Exitmusic
The Decline Of The West
At once apocalyptic and hopeful, the emotional impact recalls bands like sigur ros while tapping into the old soul of American music from Bob Dylan to Billie Holiday. Thoughtful, arresting vocals are embedded in lush, evocative instrumentation.
EXITMUSIC's new album, The Decline of the West, was entirely self-produced, engineered and recorded in various Los Angeles bedrooms and living rooms. With zero prior knowledge of recording technique, their uniquely lush but lo-fi sound is astonishing. Once all the songs were completed, they then spent several months mixing and mastering to perfection with the brilliant Chris Arvan.
REVIEWS:
"EXITMUSIC
The Decline Of The West
(2007, Self-Release)
Rating: 8.8
Playing EXITMUSIC's debut The Decline Of The West is like washing in a passionate wall of emotion. This male/female duo feeds their songwriting with bits of trance-like ambience (part Portishead meets Massive Attack, part Sarah Nixey meets Calico Sunset) and ethereal post-rock lendings (Blonde Redhead flirting with Viva Voce). Apparently recorded in various Los Angeles apartments, this 8-song full-length carries a lot of blissed out arrangements that slowly build into heartbreaking, atmospherically sufficating sugar pills. The duo (Aleksa Palladino and Devon Church) handle almost all of the instrumentation and share vocal duties, but the real treat is Aleksa's breathy vox weaving throughout the melancholy pocket orchestra's. Church adds a subtle amount of cocky dryness to offset The Decline Of The West's glazed charm, making the whole thing come off like a forlorn yet casually epic affair. In short, if you love dramatic/cinematic noise-pop, EXITMUSIC will delight. Without a doubt, this record wil be in the running for best DIY album of the year. "
-THEBLACKANDWHITEMAG.com
"For some reason, Exit Music is really working for me right now ... off-kilter, post-punk atmospheric leanings, slurred vocals and a slow, moody aesthetic; this is what I want to hear right now. It's far from the summery pop I've been ingesting for the past few months, and it's not even what I'd called "fall music" (if such a classification could be made). It's darker, yeah, and beneath the loosely assembled eight tracks from the debut LP, The Decline of the West, there's a dark meticulousness that's heart-wrenching in an enchanting, hard-to-place sort of way.
That makes little sense, I think, but like Edit Music writes, "Sometimes the biggest influences are the hardest to pin down ... This is just how we process our days."
And this is just how I'm processing my days now. Sluggish, yet utterly confusing and perplexing. Soft-spoken yet frustrated and irritable. I love it.

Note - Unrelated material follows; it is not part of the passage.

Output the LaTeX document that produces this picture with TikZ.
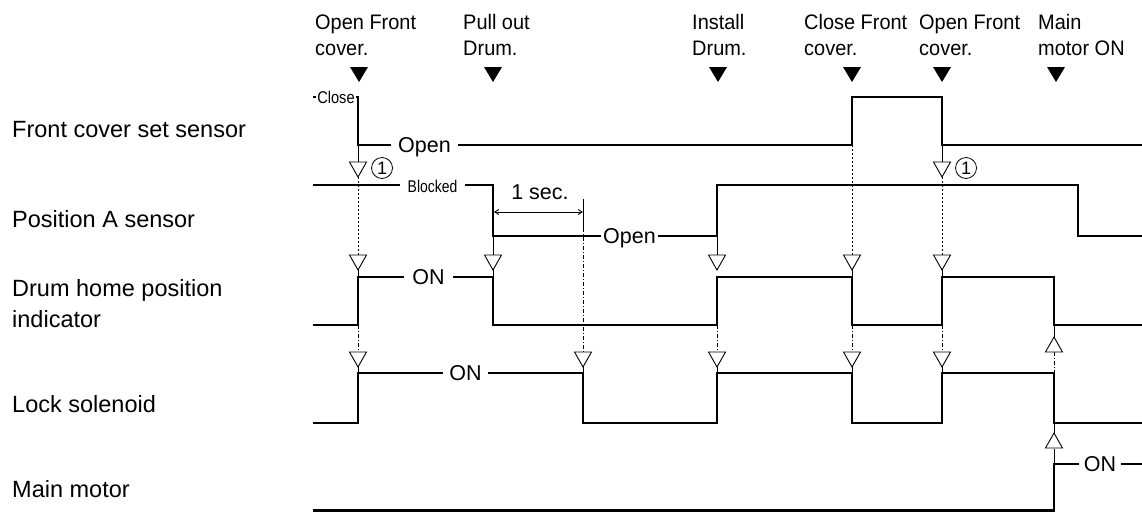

I love the extremeness of it all ... the black and white nature of every strained song, the languor that is squeezed into every song.
Exit Music sounds a little bit like old shoe gaze, a little bit like Radiohead, a lot like Galaxy 500 and Low ... you get the idea. Listen to a few tracks below and hunt this album down! Not to be missed ... I'm just at a loss for words now, and can't articulate its awesomeness appropriately."